Monday, February 12, 2007

You learn a little every day (sometimes a bit too much) about blogs and blogging. In response to the Pan-demonium piece a bookseller wrote to point out an omission from my list of current great Pan books. This will take you to his excellent review of Bella Pollen's Midnight Cactus.

Midnight Cactus

The bookseller in question is Mark Farley and he writes the Bookseller to the Stars blog. There is no link that I could find to where he works and a Google search on his name is unrevealing, although I suspect his bookshop is in West London. But none of that matters. His blog is brilliant and it's everything a bookseller's (or book trade person's) should be. I am green with envy.

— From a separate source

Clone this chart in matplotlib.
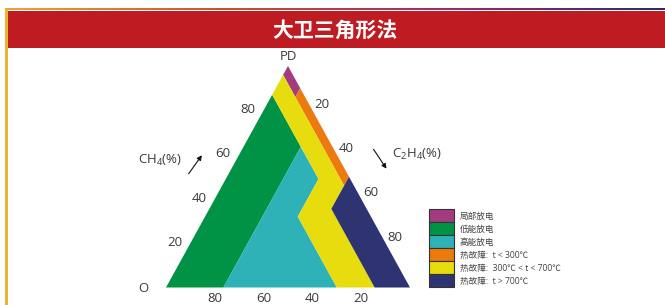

Later today I'm going to be discussing the British Government's Creative Economy Programme at the Work Foundation, an organisation led by the well-known and successful author, Will Hutton. He has been invited to pull together the results of seven working groups and to write the first (and presumably the most important) part of the Green Paper which will emerge later this Spring. The process is described here. The problem as I see it (but doubtless I am wrong and will be corrected) is that the creative economy cannot be driven by Government to any great extent. 

Traditionally, political repression has been a stimulus to creativity but I don't think that's what Will and his team have in mind.

So what is the point of all this? A colleague suggested that the only way the Government could help aspiring artists, writers etc would be to advise them on how to avoid paying any income tax. I'm not sure that's what Will and his team have in mind either but it would certainly be worth a try and I'll suggest it. Any other ideas?